In 2020, Canada’s poverty rate plummeted to 6.4 per cent of the population, (down from 10.3 per cent in 2019), largely because pandemic benefits increased incomes for millions of people. Despite this, the rate of food insecurity – defined as inadequate or insecure access to food due to financial constraints – increased from 10.8 per cent to 11.2 per cent of Canadians. At the beginning of the pandemic, the need for food banks exploded as millions of Canadians lost their jobs and as services people with low incomes relied on to help meet basic needs were shuttered.

While responses to food insecurity often involve providing people with food through food banks and meal programs, for example, food insecurity is, at its core, an income security problem. Research shows food charity has little impact on people’s levels of food insecurity and that the most effective policy response is to increase people’s incomes. Indeed, the Canada Child Benefit in 2016 led to a 30 per cent reduction in severe food insecurity among low-income families with children.

Provincial and territorial social assistance and disability payments for working-age adults without children do not come close to covering basic needs – like food – for most of the Canadians who access them, falling as low as 34 per cent of the poverty line. Indeed, 60 per cent of social assistance recipients are food insecure. Rising inflation is exacerbating this situation, as wages are not keeping up and social assistance rates are not indexed to inflation in most provinces with the notable exception of Quebec and New Brunswick. As the cost of living rises across the country, food is the first basic need people will cut.

Advocates have long said that Canada has a serious income-support sufficiency problem.

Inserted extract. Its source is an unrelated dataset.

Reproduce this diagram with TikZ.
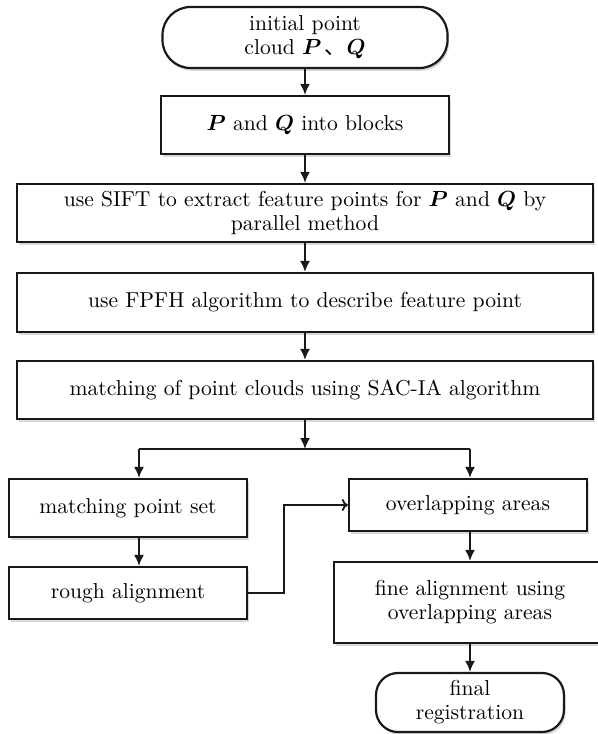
\documentclass[tikz,border=0pt]{standalone}
\usepackage{amsmath, amssymb}
\usepackage{fontspec}
\newfontfamily\cjk{Noto Sans CJK SC}
\usetikzlibrary{arrows.meta,shadows}

\tikzset{
  box/.style={draw=black!90, line width=1.1pt, fill=white, align=center, inner sep=2pt,
    drop shadow={shadow xshift=0.8pt, shadow yshift=-1.4pt, fill=black!30, opacity=0.5}},
  ends/.style={box, rounded corners=14pt},
  arrow/.style={-{Latex[length=5.5pt,width=5pt]}, line width=0.9pt, draw=black!90},
  hook/.style={-{To[length=3pt,width=6pt]}, line width=0.9pt, draw=black!90},
}

\begin{document}
\begin{tikzpicture}[x=0.5pt, y=-0.5pt, font=\fontsize{10.8}{12}\selectfont]
  \useasboundingbox (0,0) rectangle (598,734);

  \node [ends, minimum width=142.5pt, minimum height=30.5pt] (start) at (305,37.5)
    {initial point\\cloud $\boldsymbol{P}$\,{\cjk 、}$\boldsymbol{Q}$};
  \node [box, minimum width=144pt, minimum height=29pt] (blocks) at (305,125)
    {$\boldsymbol{P}$ and $\boldsymbol{Q}$ into blocks};
  \node [box, minimum width=288pt, minimum height=29pt] (sift) at (305,213)
    {use SIFT to extract feature points for $\boldsymbol{P}$ and $\boldsymbol{Q}$ by\\parallel method};
  \node [box, minimum width=288pt, minimum height=29.5pt] (fpfh) at (305,302.5)
    {use FPFH algorithm to describe feature point};
  \node [box, minimum width=288pt, minimum height=29pt] (sac) at (305,390)
    {matching of point clouds using SAC-IA algorithm};

  \node [box, minimum width=119pt, minimum height=29pt] (match) at (128,508)
    {matching point set};
  \node [box, minimum width=119pt, minimum height=26pt] (rough) at (128,593)
    {rough alignment};
  \node [box, minimum width=119pt, minimum height=26pt] (overlap) at (468,505)
    {overlapping areas};
  \node [box, minimum width=136pt, minimum height=40.5pt] (fine) at (470,602.5)
    {fine alignment using\\overlapping areas};
  \node [ends, rounded corners=11pt, minimum width=94pt, minimum height=29.5pt] (final) at (470,702.5)
    {final\\registration};

  \coordinate (split) at (305,449);
  \coordinate (left) at (139,449);
  \coordinate (right) at (470,449);

  \draw [arrow] (start) -- (blocks);
  \draw [arrow] (blocks) -- (sift);
  \draw [arrow] (sift) -- (fpfh);
  \draw [arrow] (fpfh) -- (sac);
  \draw [arrow] (sac) -- (split);
  \draw [line width=0.9pt, draw=black!90] (left) -- (right);
  \draw [arrow] (left) -- (left |- match.north);
  \draw [arrow] (right) -- (right |- overlap.north);
  \draw [arrow] (left |- match.south) -- (left |- rough.north);
  \draw [hook] (rough.east) -- ++(36,0) |- (overlap.west);
  \draw [arrow] (right |- overlap.south) -- (right |- fine.north);
  \draw [arrow] (fine) -- (final);
\end{tikzpicture}
\end{document}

As economists warn that high inflation may not be short-lived, governments will need to think about how to better support the millions of Canadians struggling to put food on the table. 

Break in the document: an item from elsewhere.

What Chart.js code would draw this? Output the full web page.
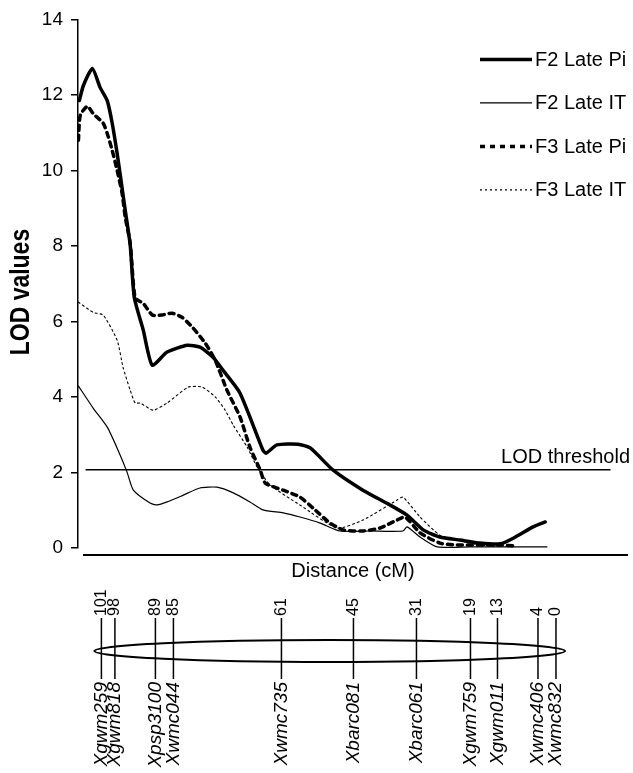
<!DOCTYPE html>
<html>
<head>
<meta charset="utf-8">
<script src="https://cdn.jsdelivr.net/npm/chart.js@4.4.1/dist/chart.umd.min.js"></script>
<style>
  html, body { margin: 0; padding: 0; background: #fff; }
  #wrap { width: 633px; height: 773px; }
</style>
</head>
<body>
<div id="wrap"><canvas id="lod" width="633" height="773"></canvas></div>
<script>
// values: x = map position (cM), y = LOD
const yTicks = [0, 2, 4, 6, 8, 10, 12, 14];
const threshold = 2.07;
const seriesNames = ['F2 Late Pi', 'F2 Late IT', 'F3 Late Pi', 'F3 Late IT'];

const f2PiCM  = [105.9, 105.0, 103.0, 101.3, 99.7, 98.6, 97.5, 96.8, 95.7, 94.6, 93.7, 91.7, 89.7, 86.4, 81.9, 79.1, 76.2, 74.0, 70.2, 65.1, 64.4, 62.0, 57.3, 54.6, 49.5, 42.9, 36.9, 33.1, 29.5, 25.8, 21.3, 16.9, 12.4, 9.5, 5.1, 2.4];
const f2PiLOD = [11.85, 12.25, 12.70, 12.20, 11.85, 11.25, 10.45, 9.87, 8.94, 8.02, 6.64, 5.77, 4.84, 5.19, 5.37, 5.32, 5.05, 4.71, 4.10, 2.59, 2.51, 2.73, 2.75, 2.65, 2.06, 1.53, 1.14, 0.87, 0.48, 0.29, 0.21, 0.13, 0.11, 0.26, 0.56, 0.69];

const f2ItCM  = [106.1, 102.8, 99.7, 97.3, 95.3, 93.9, 90.2, 88.6, 86.4, 82.8, 79.1, 75.3, 71.7, 68.0, 65.1, 60.6, 56.9, 52.4, 48.0, 41.3, 34.0, 33.1, 30.2, 26.4, 19.1, 2.0];
const f2ItLOD = [4.29, 3.70, 3.20, 2.59, 2.01, 1.53, 1.19, 1.14, 1.22, 1.40, 1.59, 1.61, 1.46, 1.22, 1.01, 0.93, 0.82, 0.66, 0.45, 0.45, 0.45, 0.56, 0.29, 0.03, 0.03, 0.03];

const f3PiCM  = [106.1, 105.7, 104.1, 102.8, 100.6, 99.5, 98.6, 97.5, 96.4, 95.7, 94.6, 93.5, 91.7, 89.7, 87.5, 85.3, 83.1, 80.8, 77.9, 75.7, 73.1, 70.2, 68.0, 65.7, 64.6, 60.6, 56.9, 54.0, 50.2, 47.3, 42.9, 39.1, 35.3, 33.5, 30.2, 25.8, 22.0, 12.4, 8.7];
const f3PiLOD = [10.8, 11.46, 11.7, 11.5, 11.25, 10.9, 10.53, 10.0, 9.39, 8.76, 8.07, 6.62, 6.48, 6.17, 6.17, 6.22, 6.11, 5.85, 5.42, 4.97, 4.18, 3.47, 2.67, 2.06, 1.72, 1.53, 1.35, 1.06, 0.66, 0.48, 0.45, 0.53, 0.74, 0.82, 0.40, 0.13, 0.08, 0.08, 0.05];

const f3ItCM  = [106.1, 102.8, 100.6, 97.5, 96.2, 94.6, 93.5, 92.4, 89.5, 86.4, 81.7, 78.6, 75.7, 73.5, 71.7, 68.6, 66.4, 63.5, 56.9, 48.6, 42.9, 35.3, 34.0, 30.2, 25.8, 22.0, 16.9, 12.4];
const f3ItLOD = [6.51, 6.24, 6.17, 5.50, 4.79, 4.18, 3.84, 3.84, 3.65, 3.84, 4.26, 4.26, 4.00, 3.65, 3.25, 2.67, 2.14, 1.67, 1.14, 0.53, 0.74, 1.27, 1.35, 0.82, 0.34, 0.21, 0.08, 0.05];

// linkage map under the plot
const markerNames = ['Xgwm259', 'Xgwm818', 'Xpsp3100', 'Xwmc044', 'Xwmc735', 'Xbarc081', 'Xbarc061', 'Xgwm759', 'Xgwm011', 'Xwmc406', 'Xwmc832'];
const markerCM = [101, 98, 89, 85, 61, 45, 31, 19, 13, 4, 0];

const SANS = "'Liberation Sans', Arial, sans-serif";

function pts(xs, ys) {
    return xs.map((x, i) => ({ x: x, y: ys[i] }));
}

const extras = {
    id: 'extras',
    afterDraw(chart) {
        const ctx = chart.ctx;
        const area = chart.chartArea;
        const xs = chart.scales.x;
        const ys = chart.scales.y;
        const base = ys.getPixelForValue(0);

        ctx.save();
        ctx.fillStyle = '#000';
        ctx.strokeStyle = '#000';

        // separate distance axis below zero
        const axisY = base + 7;
        ctx.lineWidth = 2;
        ctx.beginPath();
        ctx.moveTo(area.left + 5, axisY);
        ctx.lineTo(area.right, axisY);
        ctx.stroke();

        ctx.font = '20px ' + SANS;
        ctx.textAlign = 'center';
        ctx.textBaseline = 'top';
        ctx.fillText('Distance (cM)', (area.left + area.right) / 2, axisY + 6);

        // y title (condensed like the original)
        ctx.save();
        ctx.translate(21, 292);
        ctx.rotate(-Math.PI / 2);
        ctx.scale(0.82, 1);
        ctx.font = 'bold 28px ' + SANS;
        ctx.textAlign = 'center';
        ctx.textBaseline = 'middle';
        ctx.fillText('LOD values', 0, 0);
        ctx.restore();

        // threshold label
        ctx.font = '20px ' + SANS;
        ctx.textAlign = 'right';
        ctx.textBaseline = 'alphabetic';
        ctx.fillText('LOD threshold', area.right + 2, ys.getPixelForValue(threshold) - 7);

        // legend
        chart.data.datasets.slice(0, seriesNames.length).forEach((ds, i) => {
            const y = area.top + 40 + i * 43.5;
            ctx.lineWidth = ds.borderWidth;
            ctx.setLineDash(ds.borderDash || []);
            ctx.beginPath();
            ctx.moveTo(area.right - 148, y);
            ctx.lineTo(area.right - 96, y);
            ctx.stroke();
            ctx.setLineDash([]);
            ctx.font = '20px ' + SANS;
            ctx.textAlign = 'left';
            ctx.textBaseline = 'middle';
            ctx.fillText(ds.label, area.right - 93, y + 1);
        });

        // chromosome
        const cy = 651;
        const leftTip = xs.getPixelForValue(Math.max(...markerCM)) - 7;
        const rightTip = xs.getPixelForValue(Math.min(...markerCM)) + 9;
        ctx.lineWidth = 2;
        ctx.beginPath();
        ctx.ellipse((leftTip + rightTip) / 2, cy, (rightTip - leftTip) / 2, 11, 0, 0, Math.PI * 2);
        ctx.stroke();

        markerCM.forEach((cm, i) => {
            const x = xs.getPixelForValue(cm);
            ctx.lineWidth = 1.5;
            ctx.beginPath();
            ctx.moveTo(x, cy - 33);
            ctx.lineTo(x, cy + 28);
            ctx.stroke();

            ctx.save();
            ctx.translate(x, cy - 35);
            ctx.rotate(-Math.PI / 2);
            ctx.font = '16px ' + SANS;
            ctx.textAlign = 'left';
            ctx.textBaseline = 'middle';
            ctx.fillText(String(cm), 0, 0);
            ctx.restore();

            ctx.save();
            ctx.translate(x, cy + 31);
            ctx.rotate(-Math.PI / 2);
            ctx.font = 'italic 19px ' + SANS;
            ctx.textAlign = 'right';
            ctx.textBaseline = 'middle';
            ctx.fillText(markerNames[i], 0, 0);
            ctx.restore();
        });

        ctx.restore();
    }
};

const common = { pointRadius: 0, fill: false, tension: 0.2, borderColor: '#000', borderCapStyle: 'round', borderJoinStyle: 'round' };

new Chart(document.getElementById('lod'), {
    type: 'line',
    data: {
        datasets: [
            Object.assign({ label: seriesNames[0], data: pts(f2PiCM, f2PiLOD), borderWidth: 3.5 }, common),
            Object.assign({ label: seriesNames[1], data: pts(f2ItCM, f2ItLOD), borderWidth: 1.2 }, common),
            Object.assign({ label: seriesNames[2], data: pts(f3PiCM, f3PiLOD), borderWidth: 3.5, borderDash: [5, 5] }, common),
            Object.assign({ label: seriesNames[3], data: pts(f3ItCM, f3ItLOD), borderWidth: 1.1, borderDash: [2, 3] }, common),
            Object.assign({ label: 'threshold', data: [{ x: 104.4, y: threshold }, { x: -12, y: threshold }], borderWidth: 1.5 }, common, { tension: 0 })
        ]
    },
    options: {
        responsive: false,
        animation: false,
        layout: { padding: { left: 0, right: 5, top: 19, bottom: 225 } },
        plugins: { legend: { display: false }, tooltip: { enabled: false } },
        scales: {
            x: { type: 'linear', min: -16, max: 106.2, reverse: true, display: false },
            y: {
                min: 0, max: 14,
                afterFit: s => { s.width = 78; },
                afterBuildTicks: s => { s.ticks = yTicks.map(v => ({ value: v })); },
                ticks: { color: '#000', padding: 8, font: { family: SANS, size: 19 } },
                grid: { display: true, drawOnChartArea: false, drawTicks: true, tickLength: 7, color: '#000', lineWidth: 1.5 },
                border: { display: true, color: '#000', width: 1.5 }
            }
        }
    },
    plugins: [extras]
});
</script>
</body>
</html>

Until then, financial empowerment supports can help people to access the benefits available to them but can’t fill the gap when those benefits fall short and stomachs go empty.  To end food insecurity in Canada, we need provincial and territorial income support programs that are adequate to cover basic needs and fully indexed to inflation to prevent erosion over time. 

As food prices mount, now is a good time to call or email your MPP or MLA to let them know that hunger is not an acceptable policy option and it’s time to raise the rates for social assistance recipients.